Three weeks ago, the First Circuit handed down its opinion in Cavallaro v. Commissioner. And although the court mostly affirmed the findings of the Tax Court – specifically concerning a crucial issue of ownership of a business asset, it ultimately remanded the case for further proceedings on valuation after finding that the Tax Court had, in effect, heightened the taxpayer’s burden of proof in the case. The end result could signal a more taxpayer-friendly landscape in valuation cases coming before the courts.
First, a quick summary of the key facts in Cavallaro. The taxpayers, William and Patricia Cavallaro owned a custom tool manufacturing business (Knight Tool Co.). After attempting development of a new product that it did not get off the ground, Knight allowed the taxpayers’ sons to continue work on the product. The sons incorporated a new entity (Camelot) that sold and distributed the product, though the development and production work was all still paid for by Knight. When the taxpayers sought to retire from the business they arranged a merger of Knight and Camelot. Shares of the merged entity were distributed (19% to the taxpayers, 81% to the sons) based on appraisals that assumed that Camelot owned the rights to the product.
The IRS challenged the transaction, believing it to be a disguised gift by the taxpayers. The IRS issued a notice of deficiency, admittedly prior to receiving any sort of appraisal or other expert opinion as to value, that asserted that Camelot had a value of $0 and that the entire 81% of the merged company stock distributed to the sons was a taxable gift. The Cavallaros challenged the determination, arguing in the Tax Court that Camelot did in fact own the product (a fact the Tax Court found not to be the case) and that, even in the absence of an ability to prove the correct value (given that their appraisals had assumed Camelot ownership of the product), it was sufficient that they show that the IRS’s value was arbitrary and excessive. The Tax Court also rebuffed the latter argument on what seemed to me to be the perfectly sound (and somewhat boilerplate) ground that the burden in a deficiency case is on the taxpayer to show the proper amount of their tax liability.
Although the First Circuit affirmed virtually all of the Tax Court’s findings (notably those refusing to shift the burden of proof to the IRS and that Knight owned the product underlying the entire controversy), on the valuation question the court reversed. According to the First Circuit the taxpayers should have been permitted to rebut the IRS’s appraisal, even if they could not prove an alternate “correct” value. If they had been able to do so, it would have been incumbent on the Tax Court to determine the correct valuation (and therefore tax liability) for itself, either by conducting further proceedings so the parties could present evidence or by determining (and explaining in its opinion) the proper adjustments or approximations that should be used in determining value.

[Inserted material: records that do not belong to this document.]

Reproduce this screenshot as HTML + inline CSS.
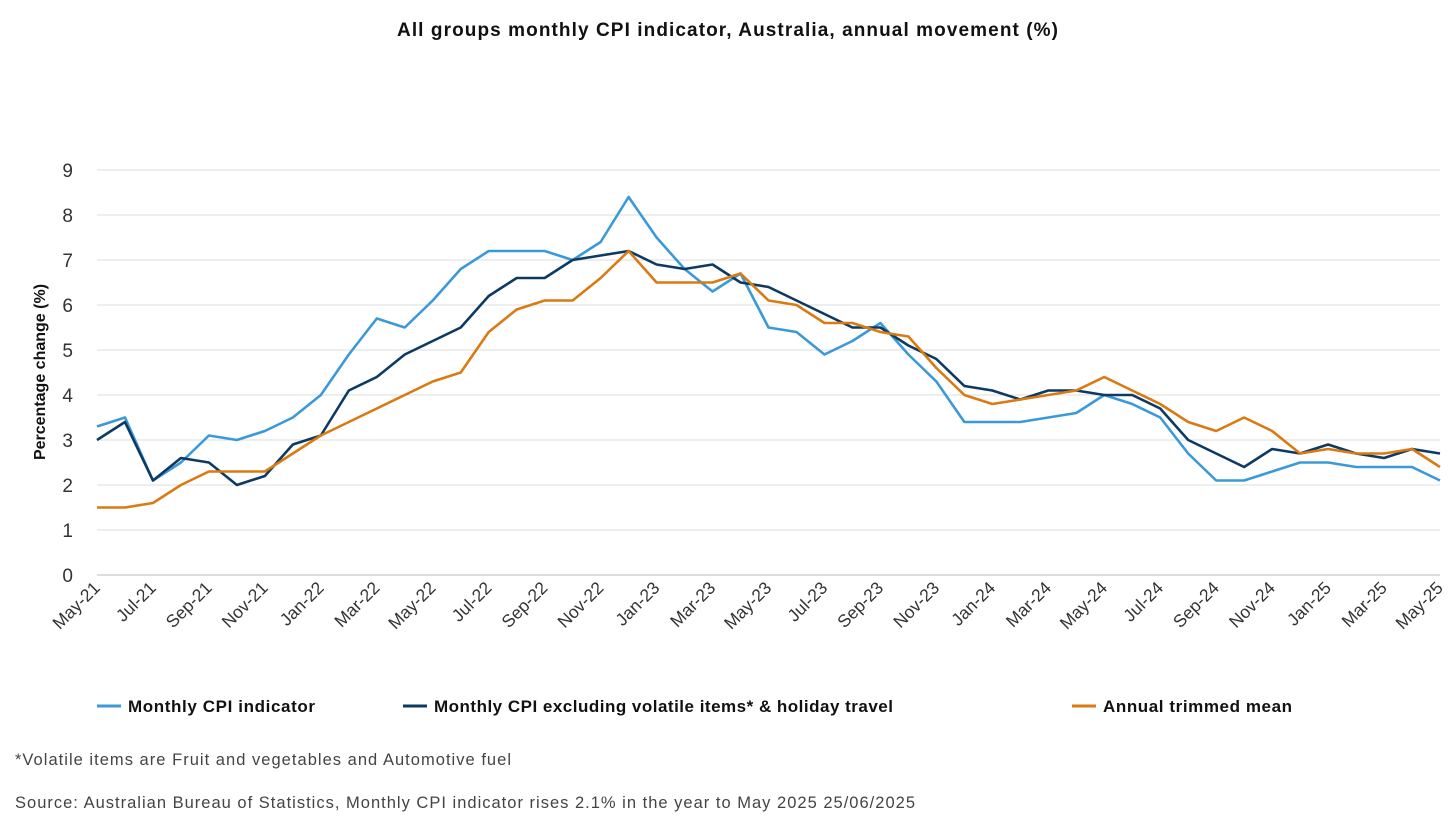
<!DOCTYPE html>
<html><head><meta charset="utf-8"><style>
body{margin:0;background:#fff;font-family:"Liberation Sans",sans-serif;}
svg{display:block}
</style></head><body>
<svg id="chart" width="1456" height="838">
<text x="397" y="36" textLength="661" lengthAdjust="spacing" font-size="19" font-weight="bold" fill="#111">All groups monthly CPI indicator, Australia, annual movement (%)</text>
<text transform="translate(45,372) rotate(-90)" text-anchor="middle" font-size="16" font-weight="bold" fill="#111">Percentage change (%)</text>
<g id="grid"></g><g id="yticks"></g><g id="xticks"></g><g id="lines"></g>
<g>
<g><line x1="97" y1="706" x2="121" y2="706" stroke="#3a9ad9" stroke-width="3"/><text x="128" y="712" textLength="187" lengthAdjust="spacing" font-size="17" font-weight="bold" fill="#111">Monthly CPI indicator</text></g>
<g><line x1="403" y1="706" x2="427" y2="706" stroke="#0d3a63" stroke-width="3"/><text x="434" y="712" textLength="459" lengthAdjust="spacing" font-size="17" font-weight="bold" fill="#111">Monthly CPI excluding volatile items* &amp; holiday travel</text></g>
<g><line x1="1072" y1="706" x2="1096" y2="706" stroke="#d97a12" stroke-width="3"/><text x="1103" y="712" textLength="189" lengthAdjust="spacing" font-size="17" font-weight="bold" fill="#111">Annual trimmed mean</text></g>
</g>
<text x="15" y="765" textLength="496" lengthAdjust="spacing" font-size="16.5" fill="#444">*Volatile items are Fruit and vegetables and Automotive fuel</text>
<text x="15" y="808" textLength="900" lengthAdjust="spacing" font-size="16.5" fill="#444">Source: Australian Bureau of Statistics, Monthly CPI indicator rises 2.1% in the year to May 2025 25/06/2025</text>
</svg>
<script>
const months = ["May-21","Jun-21","Jul-21","Aug-21","Sep-21","Oct-21","Nov-21","Dec-21","Jan-22","Feb-22","Mar-22","Apr-22","May-22","Jun-22","Jul-22","Aug-22","Sep-22","Oct-22","Nov-22","Dec-22","Jan-23","Feb-23","Mar-23","Apr-23","May-23","Jun-23","Jul-23","Aug-23","Sep-23","Oct-23","Nov-23","Dec-23","Jan-24","Feb-24","Mar-24","Apr-24","May-24","Jun-24","Jul-24","Aug-24","Sep-24","Oct-24","Nov-24","Dec-24","Jan-25","Feb-25","Mar-25","Apr-25","May-25"];
const cpi = [3.3,3.5,2.1,2.5,3.1,3.0,3.2,3.5,4.0,4.9,5.7,5.5,6.1,6.8,7.2,7.2,7.2,7.0,7.4,8.4,7.5,6.8,6.3,6.7,5.5,5.4,4.9,5.2,5.6,4.9,4.3,3.4,3.4,3.4,3.5,3.6,4.0,3.8,3.5,2.7,2.1,2.1,2.3,2.5,2.5,2.4,2.4,2.4,2.1];
const exclVolatile = [3.0,3.4,2.1,2.6,2.5,2.0,2.2,2.9,3.1,4.1,4.4,4.9,5.2,5.5,6.2,6.6,6.6,7.0,7.1,7.2,6.9,6.8,6.9,6.5,6.4,6.1,5.8,5.5,5.5,5.1,4.8,4.2,4.1,3.9,4.1,4.1,4.0,4.0,3.7,3.0,2.7,2.4,2.8,2.7,2.9,2.7,2.6,2.8,2.7];
const trimmedMean = [1.5,1.5,1.6,2.0,2.3,2.3,2.3,2.7,3.1,3.4,3.7,4.0,4.3,4.5,5.4,5.9,6.1,6.1,6.6,7.2,6.5,6.5,6.5,6.7,6.1,6.0,5.6,5.6,5.4,5.3,4.6,4.0,3.8,3.9,4.0,4.1,4.4,4.1,3.8,3.4,3.2,3.5,3.2,2.7,2.8,2.7,2.7,2.8,2.4];
const yTicks = [0,1,2,3,4,5,6,7,8,9];

const NS="http://www.w3.org/2000/svg";
const x0=97,x1=1440,yBase=575,yTop=170,yMax=9;
function xs(i){return x0+(x1-x0)*i/(months.length-1);}
function ys(v){return yBase-(yBase-yTop)*v/yMax;}
function mk(t,a,p){const e=document.createElementNS(NS,t);for(const k in a)e.setAttribute(k,a[k]);p.appendChild(e);return e;}
const grid=document.getElementById('grid'),yt=document.getElementById('yticks'),xt=document.getElementById('xticks'),ln=document.getElementById('lines');
yTicks.forEach(v=>{
  const g=mk('line',{x1:x0,x2:x1,y1:ys(v),y2:ys(v),stroke:v===0?'#bbb':'#dcdcdc','stroke-width':1},grid);
  
  
  const t=mk('text',{x:73,y:ys(v)+7,'text-anchor':'end','font-size':19,fill:'#333'},yt);
  t.textContent=v;
  
  
});
months.forEach((m,i)=>{
  if(i%2)return;
  const t=mk('text',{transform:`translate(${xs(i)+4},${yBase+14}) rotate(-45)`,'text-anchor':'end','font-size':17.5,fill:'#333'},xt);
  t.textContent=m;
  
  
});
[[cpi,'#3a9ad9','line-monthly-cpi'],[exclVolatile,'#0d3a63','line-excl-volatile'],[trimmedMean,'#d97a12','line-trimmed-mean']].forEach(([d,c,n])=>{
  const p=mk('polyline',{points:d.map((v,i)=>xs(i)+','+ys(v)).join(' '),fill:'none',stroke:c,'stroke-width':2.6,'stroke-linejoin':'round'},ln);
  
  
});
</script>
</body></html>
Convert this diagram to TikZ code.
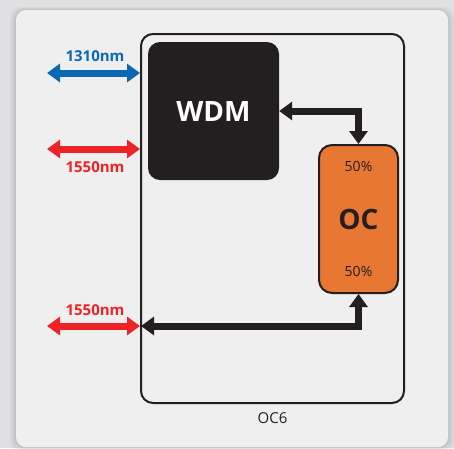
\documentclass[tikz,border=0pt]{standalone}
\usepackage{fontspec}
\setmainfont{Open Sans}
\usetikzlibrary{arrows.meta}
\definecolor{bgc}{HTML}{E0E0E3}
\definecolor{panelc}{HTML}{EFEFEF}
\definecolor{ink}{HTML}{231F20}
\definecolor{blu}{HTML}{0B69B3}
\definecolor{rd}{HTML}{EE2328}
\definecolor{org}{HTML}{E87733}
\tikzset{
  fiber/.style={line width=7pt, line join=miter, {Triangle[length=13pt,width=18pt]}-{Triangle[length=13pt,width=18pt]}},
  blackfiber/.style={fiber, draw=ink},
  lbl/.style={font=\bfseries\fontsize{15}{15}\selectfont, inner sep=0pt},
  pct/.style={font=\fontsize{14}{14}\selectfont, text=ink, inner sep=0pt},
}
\begin{document}
\begin{tikzpicture}[x=1pt,y=-1pt]
\useasboundingbox (0,0) rectangle (454,448);
\fill[bgc] (0,0) rectangle (454,448);
% soft shadow of panel
\foreach \o/\a in {6/0.03,4/0.04,2/0.05}{
  \fill[black,opacity=\a,rounded corners=12pt] (16-\o,10-\o/2) rectangle (448+\o,447+\o);
}
\fill[panelc,rounded corners=10pt] (16,10) rectangle (448,447);
% OC6 frame
\node[draw=ink, line width=2pt, rounded corners=12pt, minimum width=263pt, minimum height=369pt, inner sep=0pt] (frame) at (272.5,218.5) {};
\node[text=ink, font=\fontsize{15}{15}\selectfont, inner sep=0pt] (oc6) at (272.5,418) {OC6};
% WDM
\node[fill=ink, rounded corners=12pt, minimum width=131pt, minimum height=138pt, inner sep=0pt,
      text=white, font=\bfseries\fontsize{28}{28}\selectfont] (wdm) at (213.5,111) {WDM};
% OC
\node[fill=org, draw=ink, line width=2pt, rounded corners=13pt, minimum width=79pt, minimum height=148pt, inner sep=0pt,
      text=ink, font=\bfseries\fontsize{28}{28}\selectfont] (oc) at (358.5,219) {OC};
\node[pct] (p1) at (358.5,166) {50\%};
\node[pct] (p2) at (358.5,271) {50\%};
% internal connectors
\draw[blackfiber] (wdm.east) -| (oc.north);
\coordinate (in3) at (141,326);
\draw[blackfiber] (in3) -| (oc.south);
% external ports
\coordinate (a1) at (47,73);  \coordinate (b1) at (140,73);
\coordinate (a2) at (47,149); \coordinate (b2) at (140,149);
\coordinate (a3) at (47,326); \coordinate (b3) at (140,326);
\draw[fiber, draw=blu] (a1) -- (b1);
\draw[fiber, draw=rd] (a2) -- (b2);
\draw[fiber, draw=rd] (a3) -- (b3);
\node[lbl, text=blu] (t1) at (95,56) {1310nm};
\node[lbl, text=rd] (t2) at (95,167) {1550nm};
\node[lbl, text=rd] (t3) at (95,310) {1550nm};
\end{tikzpicture}
\end{document}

The First Circuit’s decision struck me as incredibly favorable to the taxpayer – as a former Tax Court clerk, the framing of the burden of proof by the appeals court went against much of what I learned during my time there – when coupled with the presumption of correctness, a failure of the taxpayer to establish the correct amount meant that the determination would be sustained. If the First Circuit’s logic is applied beyond this individual case, it could make the IRS’s task in valuation cases increasingly difficult. Although the ability to challenge or rebut a government appraisal does not appear to be easily limited, I could see a future opinion work to limit this new taxpayer weapon to cases in which the IRS sets a value and determines a deficiency without soliciting any opinions as to whether the value is at all justified – as the IRS admits it did in issuing the Cavallaros’ deficiency notice.

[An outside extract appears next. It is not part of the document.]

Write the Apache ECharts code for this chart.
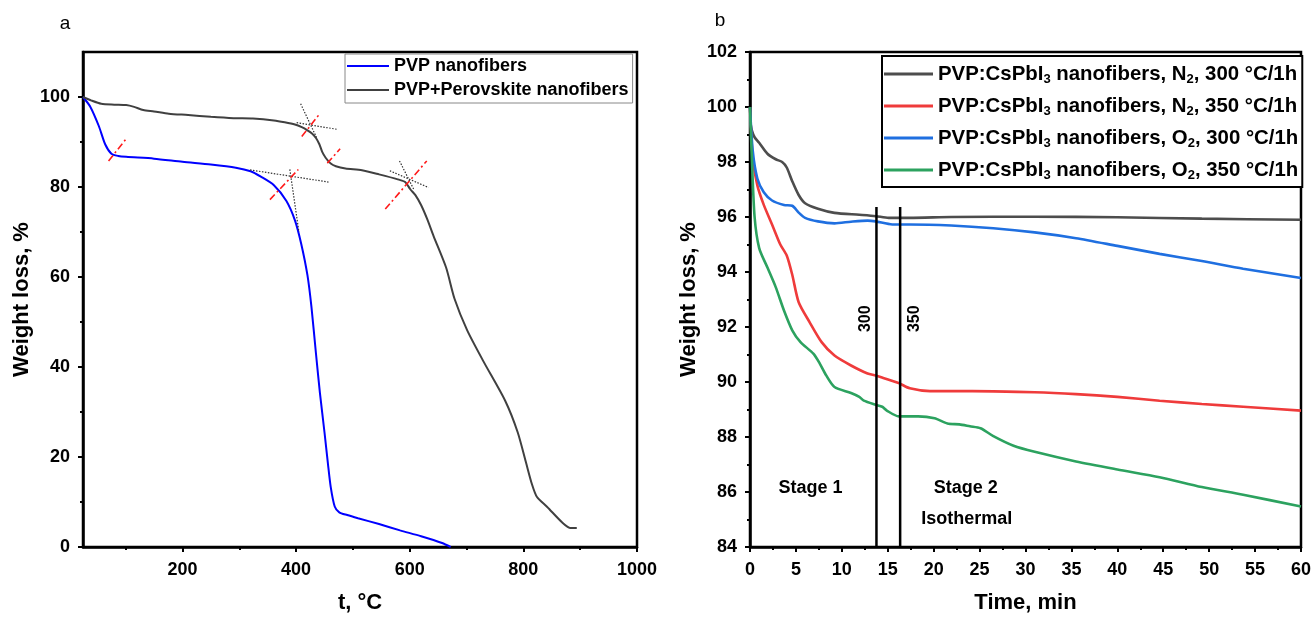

Although I could be overstating the significance of this, especially in light of the caveat I just noted, this decision would appear to be a boon for taxpayers challenging the government’s valuation decisions. The logic employed in the case would allow taxpayers to chip away at the government’s case even where they have no ability to conclusively prove an alternate value. Further, taxpayers could have the chance to “take a mulligan” on expert reports and appraisals in such cases where the trial court does need, as the First Circuit suggested, additional hearings and evidence to resolve the issue. The conclusion – the IRS’s task appears to have gotten ever so much more difficult when it comes to valuation issues.